E.ON ERC Newscast on ISPRA Symposium

28/10/2015

Prof. De Doncker and Prof. Monti were invited to the International Symposium "Towards A Transatlantic Emobility Market - Vehicles and Grids of the Future", which was organized in Ispra, Italy by the Joint Research Center of the European Commission.

  Inauguration DOE

The US Department of Energy and the EC Joint Research Center (JRC) established two "Electric Vehicle and Smart Grid Interoperability Centers", one at Argonne National Laboratories, Chicago, Illinois and one at JRC in Ispra, Italy and Petten, the Netherlands. Recognizing that large RWTH institutes and centers are working on similar topics, Dr. Giovanni De Santi, Director of the JRC Institute for Transport and Energy, invited E.ON ERC to support the joint US-EU initiative.

The main topic that was discussed at the symposium was the need for transatlantic cooperation between USA and Europe to accelerate innovation to promote electromobility and smart grids in the market. The interoperability of electric vehicle and the electrical grid needs to be addressed to enable grids to charge large fleets of electric vehicles, especially when power sources become more decentralized and volatile (PV and wind) in nature. On the one hand, electric vehicles can provide electric storage to support the electric grid, on the other hand massive use of electric vehicles can overload distribution grids.
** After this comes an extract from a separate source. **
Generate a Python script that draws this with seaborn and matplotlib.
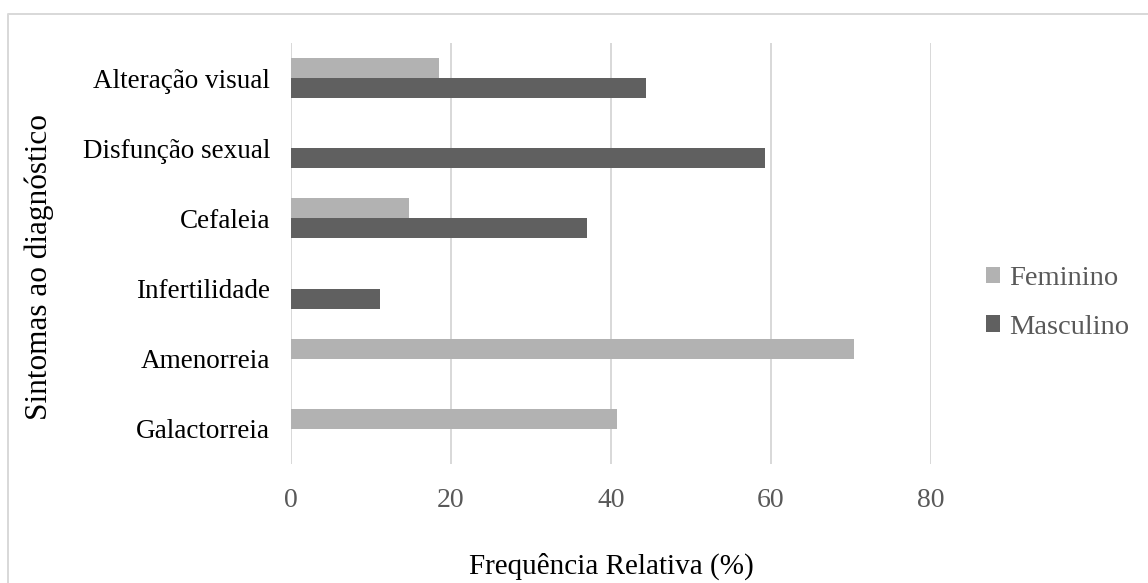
import matplotlib
matplotlib.use("Agg")
import matplotlib.pyplot as plt
from matplotlib.patches import Patch
from matplotlib.lines import Line2D
import seaborn as sns
import pandas as pd

# Symptom frequencies at diagnosis, by sex (%)
sintomas = ["Alteração visual", "Disfunção sexual", "Cefaleia",
            "Infertilidade", "Amenorreia", "Galactorreia"]
feminino = [18.5, 0.0, 14.8, 0.0, 70.4, 40.7]
masculino = [44.4, 59.3, 37.0, 11.1, 0.0, 0.0]
sexos = ["Feminino", "Masculino"]
cores = ["#B2B2B2", "#606060"]
ticks_x = [0, 20, 40, 60, 80]

df = pd.DataFrame({
    "Sintoma": sintomas * 2,
    "Sexo": [sexos[0]] * len(sintomas) + [sexos[1]] * len(sintomas),
    "Valor": feminino + masculino,
})

sns.set_theme(style="white")
plt.rcParams["font.family"] = ["Liberation Serif", "DejaVu Serif"]

W, H = 1148, 583
fig = plt.figure(figsize=(W / 100, H / 100), dpi=100)
ax = fig.add_axes([291 / W, 1 - 464 / H, 640 / W, 421 / H])

sns.barplot(data=df, x="Valor", y="Sintoma", hue="Sexo", order=sintomas,
            hue_order=sexos, palette=cores, orient="h", width=0.57,
            dodge=True, linewidth=0, saturation=1, legend=False, ax=ax)

ax.set_xlim(0, 80)
ax.set_ylim(len(sintomas) - 0.5, -0.5)
ax.set_xticks(ticks_x)
ax.set_xticklabels([str(t) for t in ticks_x])
for s in ax.spines.values():
    s.set_visible(False)
ax.set_axisbelow(True)
ax.grid(False)
for t in ticks_x:
    ax.axvline(t, color="#D9D9D9", lw=1.44, zorder=0)

ax.set_xlabel("")
ax.set_ylabel("")
ax.tick_params(axis="x", length=0, pad=17, labelsize=20, labelcolor="#595959")
ax.tick_params(axis="y", length=0, pad=15, labelsize=19.5, labelcolor="#000000")

fig.text(611 / W, 1 - 566 / H, "Frequência Relativa (%)", ha="center",
         va="center", fontsize=21, color="#000000")
fig.text(39 / W, 1 - 267 / H, "Sintomas ao diagnóstico", ha="center",
         va="center", rotation=90, fontsize=22.5, color="#000000")

handles = [Patch(facecolor=c, edgecolor="none") for c in cores]
leg = fig.legend(handles, sexos, loc="center left",
                 bbox_to_anchor=(986 / W, 1 - 303 / H), frameon=False,
                 fontsize=20.5, handlelength=0.5, handleheight=0.5,
                 handletextpad=0.3, labelspacing=0.82, borderpad=0,
                 borderaxespad=0)
for txt in leg.get_texts():
    txt.set_color("#595959")

# chart frame
fig.add_artist(Line2D([8 / W, 8 / W, 1.0], [0.0, 1 - 14 / H, 1 - 14 / H],
                      transform=fig.transFigure, color="#D9D9D9", lw=1.44))

fig.savefig("out.png", dpi=100, facecolor="white")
At the occasion of the symposium, JRC inaugurated its new European Interoperability Center for Electric Vehicles and Smart Grids. Vice-president of the European Commission for Energy Union, Maros Sefcovic and John MacWilliams, Assoc. Deputy Secretary of the U.S. Department of Energy, and Dr. De Santi officially opened the center, reaffirmed the US-EU cooperation and toured the new test facilities. One highlight, which impressed the distinguished guests, was the real-time simulation and visualization of the impact on the European grid of a sudden cloud shading effect of large PV farms in Northern Italy. The fact that the real-time simulation was performed by four research centers spread across Europe, i.e Petten (Netherlands), Ispra (Italy), Politecnico di Torino and at the institute ACS at E.ON ERC (Aachen), was a unique and first of its kind experiment. "This shows that we have the technology to allow centers across Europe to work together on large and complex problems that need to be addressed in future grids that have a high concentration of prosumers and storage systems" Dr. De Santi explained. Prof. De Doncker emphasized the importance of the real-time intercontinental simulation as a means to share data among all stakeholders across Europe and the United States.

The real-time co-simulation experiment was conducted by the teams of Prof. Ettore Bompard, Politecnico di Torino, Prof. Antonello Monti, E.ON ERC of RWTH Aachen University, with strong support of IREN and Terna. A model of the transmission system of Piedmont Region at 220-380 kV (around 90 buses and 110 lines) was implemented on the RTDS real-time simulator in Aachen, while a portion of the distribution network in Turin (50 buses, 49 lines .. representing 742 mono-phase and 8293 three phase LV customers + 6 MV customers + 4 PV generators) was running on Opal-RT at Politecnico. The real-time co-simulation ran with a fixed 50 microseconds time step, with 24-hour load profiles. The profile data, generated by JRC Petten, includes 96 steps (every 15 min), with increased multi-rate resolution down to 1 second to make the observation and the visualization of transients smooth. The complete scenario was supported by a cloud-based visualization system developed at RWTH E.ON ERC and available at JRC Ispra.